═════ Dataset excerpts

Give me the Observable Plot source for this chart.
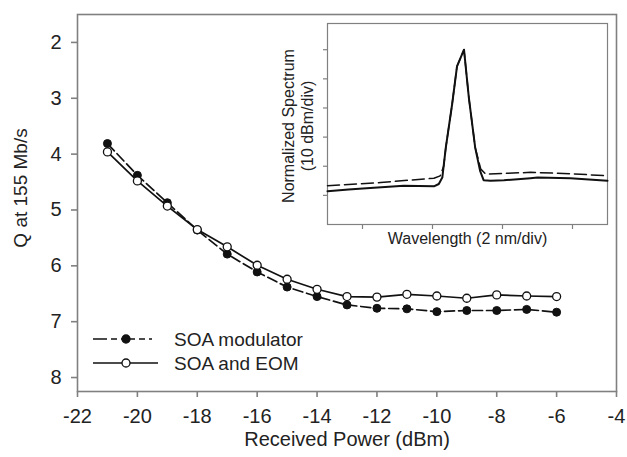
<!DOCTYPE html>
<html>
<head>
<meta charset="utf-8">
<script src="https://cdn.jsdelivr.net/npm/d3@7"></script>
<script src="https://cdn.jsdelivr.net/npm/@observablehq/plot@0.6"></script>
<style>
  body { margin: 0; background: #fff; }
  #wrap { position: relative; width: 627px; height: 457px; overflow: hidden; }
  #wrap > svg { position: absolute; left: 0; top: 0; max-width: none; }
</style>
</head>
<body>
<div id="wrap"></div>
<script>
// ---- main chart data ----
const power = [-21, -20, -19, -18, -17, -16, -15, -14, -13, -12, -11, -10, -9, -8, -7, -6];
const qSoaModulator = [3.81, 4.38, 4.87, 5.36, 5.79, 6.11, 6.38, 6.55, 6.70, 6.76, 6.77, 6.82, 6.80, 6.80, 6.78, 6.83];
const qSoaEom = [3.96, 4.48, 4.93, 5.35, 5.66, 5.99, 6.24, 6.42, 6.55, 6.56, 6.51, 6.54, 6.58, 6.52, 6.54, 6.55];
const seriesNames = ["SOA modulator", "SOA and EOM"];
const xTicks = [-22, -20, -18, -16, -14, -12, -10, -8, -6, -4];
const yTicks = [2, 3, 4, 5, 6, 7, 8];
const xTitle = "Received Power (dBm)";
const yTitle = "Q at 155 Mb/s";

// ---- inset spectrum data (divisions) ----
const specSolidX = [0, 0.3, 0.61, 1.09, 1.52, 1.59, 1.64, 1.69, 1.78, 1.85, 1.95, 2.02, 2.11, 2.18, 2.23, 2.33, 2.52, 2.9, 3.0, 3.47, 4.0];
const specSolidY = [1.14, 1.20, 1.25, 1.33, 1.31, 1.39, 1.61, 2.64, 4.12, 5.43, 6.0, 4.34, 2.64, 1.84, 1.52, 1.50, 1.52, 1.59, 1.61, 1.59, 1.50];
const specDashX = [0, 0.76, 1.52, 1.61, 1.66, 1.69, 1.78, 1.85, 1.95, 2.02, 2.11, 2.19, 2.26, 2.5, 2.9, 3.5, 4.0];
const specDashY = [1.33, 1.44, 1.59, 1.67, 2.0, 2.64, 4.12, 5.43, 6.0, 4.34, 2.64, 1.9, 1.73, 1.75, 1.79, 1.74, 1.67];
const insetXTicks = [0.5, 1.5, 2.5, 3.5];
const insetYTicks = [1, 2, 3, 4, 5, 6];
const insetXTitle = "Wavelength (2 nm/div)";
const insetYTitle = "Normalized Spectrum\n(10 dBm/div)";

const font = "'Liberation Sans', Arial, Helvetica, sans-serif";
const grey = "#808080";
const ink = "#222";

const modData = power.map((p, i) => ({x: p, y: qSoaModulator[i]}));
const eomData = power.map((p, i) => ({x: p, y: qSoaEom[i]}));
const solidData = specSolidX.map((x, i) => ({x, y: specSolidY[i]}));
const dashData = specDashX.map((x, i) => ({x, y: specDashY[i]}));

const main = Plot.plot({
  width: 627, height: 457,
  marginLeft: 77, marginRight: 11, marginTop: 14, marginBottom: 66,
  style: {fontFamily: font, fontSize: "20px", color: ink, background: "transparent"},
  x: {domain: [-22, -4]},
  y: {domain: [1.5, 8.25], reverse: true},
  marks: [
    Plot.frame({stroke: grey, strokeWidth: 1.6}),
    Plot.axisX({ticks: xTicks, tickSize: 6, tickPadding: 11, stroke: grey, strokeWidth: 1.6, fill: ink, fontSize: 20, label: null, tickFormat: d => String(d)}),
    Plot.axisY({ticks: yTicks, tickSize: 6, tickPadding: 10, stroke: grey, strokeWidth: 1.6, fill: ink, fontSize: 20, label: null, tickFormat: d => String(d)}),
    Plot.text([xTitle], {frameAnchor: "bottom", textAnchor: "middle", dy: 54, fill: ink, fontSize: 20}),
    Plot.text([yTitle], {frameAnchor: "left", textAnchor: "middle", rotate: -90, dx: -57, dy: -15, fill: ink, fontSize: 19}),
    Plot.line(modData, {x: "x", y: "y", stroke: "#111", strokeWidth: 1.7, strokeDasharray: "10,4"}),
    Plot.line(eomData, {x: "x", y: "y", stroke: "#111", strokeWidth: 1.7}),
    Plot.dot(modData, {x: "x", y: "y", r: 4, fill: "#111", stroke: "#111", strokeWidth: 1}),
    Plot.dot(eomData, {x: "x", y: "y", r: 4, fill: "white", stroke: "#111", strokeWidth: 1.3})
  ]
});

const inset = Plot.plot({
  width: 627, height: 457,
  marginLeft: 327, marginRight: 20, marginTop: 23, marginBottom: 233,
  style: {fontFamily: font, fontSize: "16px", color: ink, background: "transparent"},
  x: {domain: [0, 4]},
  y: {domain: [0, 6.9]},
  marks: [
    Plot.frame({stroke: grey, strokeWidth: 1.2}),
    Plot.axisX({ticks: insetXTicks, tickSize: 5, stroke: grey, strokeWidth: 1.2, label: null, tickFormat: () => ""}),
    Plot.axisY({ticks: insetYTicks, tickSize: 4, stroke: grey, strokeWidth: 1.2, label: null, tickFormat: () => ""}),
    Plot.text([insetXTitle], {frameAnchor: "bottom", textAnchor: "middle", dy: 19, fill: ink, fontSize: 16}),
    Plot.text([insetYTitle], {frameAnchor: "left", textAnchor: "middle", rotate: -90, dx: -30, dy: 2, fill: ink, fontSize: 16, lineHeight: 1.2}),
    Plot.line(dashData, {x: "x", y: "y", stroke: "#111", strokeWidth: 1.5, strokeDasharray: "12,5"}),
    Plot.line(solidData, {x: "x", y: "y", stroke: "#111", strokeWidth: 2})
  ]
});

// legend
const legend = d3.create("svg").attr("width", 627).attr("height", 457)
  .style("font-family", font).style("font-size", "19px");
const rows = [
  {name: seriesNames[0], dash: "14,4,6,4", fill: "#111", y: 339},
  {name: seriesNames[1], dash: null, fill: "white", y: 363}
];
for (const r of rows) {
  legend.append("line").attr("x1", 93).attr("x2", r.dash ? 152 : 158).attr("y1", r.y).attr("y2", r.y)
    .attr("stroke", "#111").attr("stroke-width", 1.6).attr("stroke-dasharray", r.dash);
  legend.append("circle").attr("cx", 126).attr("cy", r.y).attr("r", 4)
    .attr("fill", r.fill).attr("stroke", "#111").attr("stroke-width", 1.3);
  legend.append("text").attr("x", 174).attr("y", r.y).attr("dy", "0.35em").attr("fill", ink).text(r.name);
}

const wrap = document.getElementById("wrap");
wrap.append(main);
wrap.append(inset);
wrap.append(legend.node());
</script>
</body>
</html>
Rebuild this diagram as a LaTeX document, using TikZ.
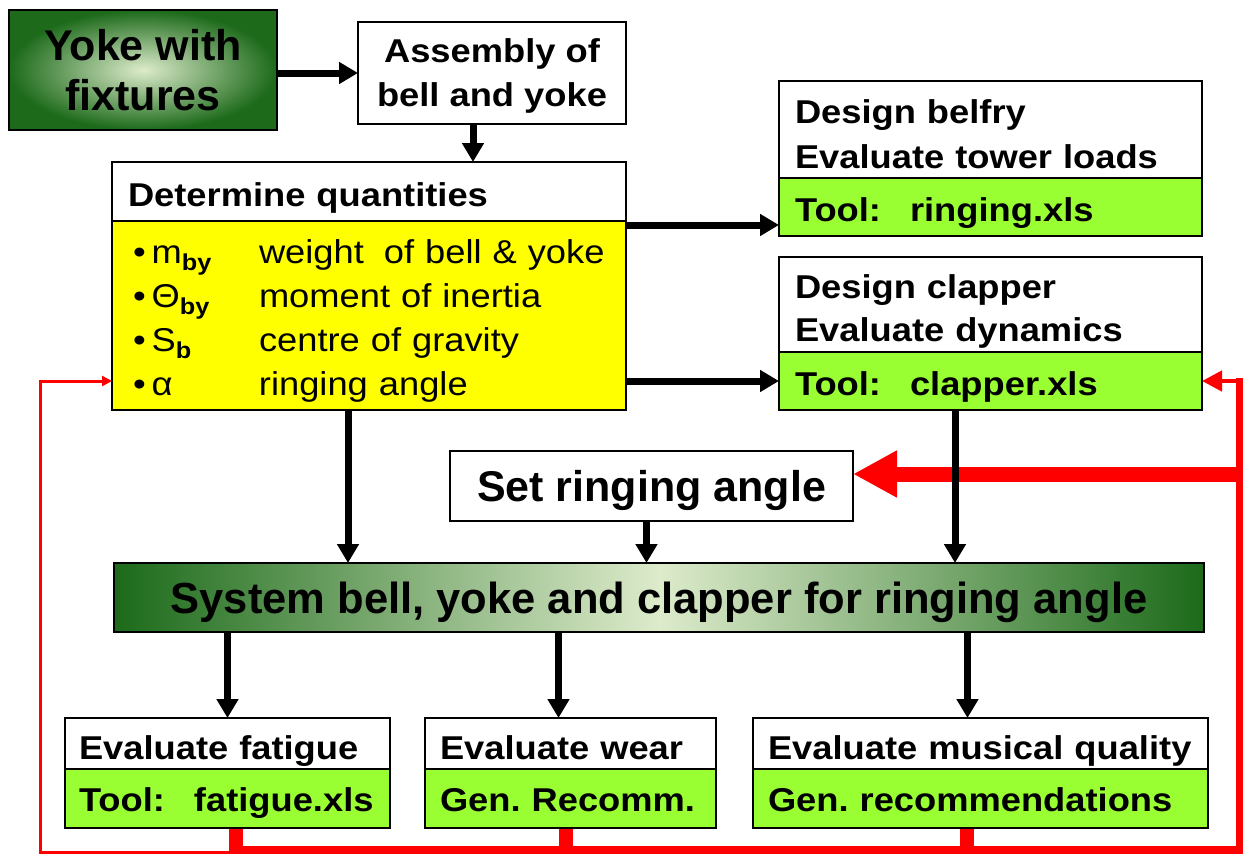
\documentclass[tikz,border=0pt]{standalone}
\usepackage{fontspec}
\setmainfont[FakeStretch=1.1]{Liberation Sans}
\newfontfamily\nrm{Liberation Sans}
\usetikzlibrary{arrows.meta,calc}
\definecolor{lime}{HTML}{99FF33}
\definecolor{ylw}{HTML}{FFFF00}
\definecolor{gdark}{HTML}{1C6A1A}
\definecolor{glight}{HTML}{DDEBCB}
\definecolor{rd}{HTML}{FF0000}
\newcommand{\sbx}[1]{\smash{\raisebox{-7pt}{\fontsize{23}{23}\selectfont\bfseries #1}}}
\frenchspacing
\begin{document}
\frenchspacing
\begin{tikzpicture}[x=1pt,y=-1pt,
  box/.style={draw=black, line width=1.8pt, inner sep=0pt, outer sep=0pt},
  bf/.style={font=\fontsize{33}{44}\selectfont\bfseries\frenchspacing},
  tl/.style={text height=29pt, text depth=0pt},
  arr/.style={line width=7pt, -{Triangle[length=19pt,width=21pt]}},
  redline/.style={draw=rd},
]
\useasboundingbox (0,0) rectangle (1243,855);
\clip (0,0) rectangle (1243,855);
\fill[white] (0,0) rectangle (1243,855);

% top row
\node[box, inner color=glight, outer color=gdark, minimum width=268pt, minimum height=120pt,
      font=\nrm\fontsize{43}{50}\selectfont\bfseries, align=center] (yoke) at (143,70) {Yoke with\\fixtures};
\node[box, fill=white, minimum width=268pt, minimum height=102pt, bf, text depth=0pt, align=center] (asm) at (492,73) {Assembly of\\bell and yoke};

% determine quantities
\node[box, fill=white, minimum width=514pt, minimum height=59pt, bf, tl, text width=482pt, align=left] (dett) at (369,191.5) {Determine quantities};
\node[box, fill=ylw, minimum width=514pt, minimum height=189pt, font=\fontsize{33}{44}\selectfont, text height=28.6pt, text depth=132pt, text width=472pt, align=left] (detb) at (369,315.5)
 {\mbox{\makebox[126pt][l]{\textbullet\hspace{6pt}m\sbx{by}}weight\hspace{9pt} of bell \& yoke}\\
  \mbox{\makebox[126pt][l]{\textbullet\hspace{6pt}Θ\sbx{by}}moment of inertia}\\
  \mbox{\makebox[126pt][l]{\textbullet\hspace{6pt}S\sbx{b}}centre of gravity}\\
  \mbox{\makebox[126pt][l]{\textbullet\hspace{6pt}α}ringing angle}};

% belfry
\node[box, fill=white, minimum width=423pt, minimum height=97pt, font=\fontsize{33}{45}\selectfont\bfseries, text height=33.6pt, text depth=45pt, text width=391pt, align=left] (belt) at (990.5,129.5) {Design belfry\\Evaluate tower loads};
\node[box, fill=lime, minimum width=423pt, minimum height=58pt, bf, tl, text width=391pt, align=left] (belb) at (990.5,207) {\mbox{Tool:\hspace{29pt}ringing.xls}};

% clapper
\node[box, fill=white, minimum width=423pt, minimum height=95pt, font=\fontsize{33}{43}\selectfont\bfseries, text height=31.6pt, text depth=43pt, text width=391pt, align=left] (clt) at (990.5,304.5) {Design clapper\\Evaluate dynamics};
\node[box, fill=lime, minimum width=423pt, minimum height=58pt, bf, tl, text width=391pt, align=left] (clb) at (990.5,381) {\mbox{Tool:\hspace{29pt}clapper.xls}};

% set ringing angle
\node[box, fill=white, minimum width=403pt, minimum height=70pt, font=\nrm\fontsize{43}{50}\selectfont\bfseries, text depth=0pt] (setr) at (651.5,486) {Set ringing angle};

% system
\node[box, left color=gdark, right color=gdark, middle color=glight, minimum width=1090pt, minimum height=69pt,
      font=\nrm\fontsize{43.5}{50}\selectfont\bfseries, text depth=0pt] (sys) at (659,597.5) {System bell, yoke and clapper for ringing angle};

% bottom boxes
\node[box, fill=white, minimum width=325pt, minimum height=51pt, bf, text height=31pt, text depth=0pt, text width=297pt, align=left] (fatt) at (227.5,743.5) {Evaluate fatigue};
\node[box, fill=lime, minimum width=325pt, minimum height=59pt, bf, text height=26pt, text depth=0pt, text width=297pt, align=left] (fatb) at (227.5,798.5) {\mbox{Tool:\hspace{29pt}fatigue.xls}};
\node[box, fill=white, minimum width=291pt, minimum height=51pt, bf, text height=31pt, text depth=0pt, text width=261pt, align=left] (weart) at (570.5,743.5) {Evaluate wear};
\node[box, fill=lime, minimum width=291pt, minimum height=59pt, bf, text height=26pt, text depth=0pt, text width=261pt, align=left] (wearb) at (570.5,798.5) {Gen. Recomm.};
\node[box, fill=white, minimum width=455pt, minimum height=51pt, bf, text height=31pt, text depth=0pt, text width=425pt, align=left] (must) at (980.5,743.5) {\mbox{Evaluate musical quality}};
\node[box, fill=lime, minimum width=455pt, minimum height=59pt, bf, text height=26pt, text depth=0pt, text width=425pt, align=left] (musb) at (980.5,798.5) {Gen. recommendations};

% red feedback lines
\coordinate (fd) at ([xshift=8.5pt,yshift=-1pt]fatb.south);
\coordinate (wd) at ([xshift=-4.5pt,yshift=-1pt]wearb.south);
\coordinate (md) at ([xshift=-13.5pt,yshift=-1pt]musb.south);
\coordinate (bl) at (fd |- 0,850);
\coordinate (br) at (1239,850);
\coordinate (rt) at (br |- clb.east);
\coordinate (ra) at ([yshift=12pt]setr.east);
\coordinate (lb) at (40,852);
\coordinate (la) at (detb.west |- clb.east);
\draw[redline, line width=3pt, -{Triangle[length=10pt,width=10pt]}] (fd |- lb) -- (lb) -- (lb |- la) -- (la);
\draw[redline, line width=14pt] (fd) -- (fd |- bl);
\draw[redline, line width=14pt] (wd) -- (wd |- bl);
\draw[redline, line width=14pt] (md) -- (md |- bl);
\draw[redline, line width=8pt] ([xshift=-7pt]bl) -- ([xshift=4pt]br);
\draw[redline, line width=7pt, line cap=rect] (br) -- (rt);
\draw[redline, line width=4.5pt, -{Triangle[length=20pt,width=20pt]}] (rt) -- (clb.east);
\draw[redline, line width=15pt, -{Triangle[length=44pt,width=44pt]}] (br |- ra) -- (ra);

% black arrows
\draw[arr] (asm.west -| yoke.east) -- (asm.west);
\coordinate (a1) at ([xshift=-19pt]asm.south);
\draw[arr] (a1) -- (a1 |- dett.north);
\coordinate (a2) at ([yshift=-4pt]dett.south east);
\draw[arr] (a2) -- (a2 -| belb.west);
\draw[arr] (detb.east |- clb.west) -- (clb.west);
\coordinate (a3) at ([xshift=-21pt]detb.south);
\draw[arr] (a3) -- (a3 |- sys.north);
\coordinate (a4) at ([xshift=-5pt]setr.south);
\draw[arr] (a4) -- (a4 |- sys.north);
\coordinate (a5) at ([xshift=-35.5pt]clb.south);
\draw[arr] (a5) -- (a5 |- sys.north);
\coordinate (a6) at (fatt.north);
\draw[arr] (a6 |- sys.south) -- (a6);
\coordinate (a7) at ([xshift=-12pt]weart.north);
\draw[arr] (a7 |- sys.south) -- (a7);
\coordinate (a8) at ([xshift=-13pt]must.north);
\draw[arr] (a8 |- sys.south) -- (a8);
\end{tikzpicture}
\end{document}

══════════

[Given instruction] Identify every line above that includes the word "this", and show those lines.

[Answer]
Give me the Observable Plot source for this chart.
Rebuild this diagram as a LaTeX document, using TikZ.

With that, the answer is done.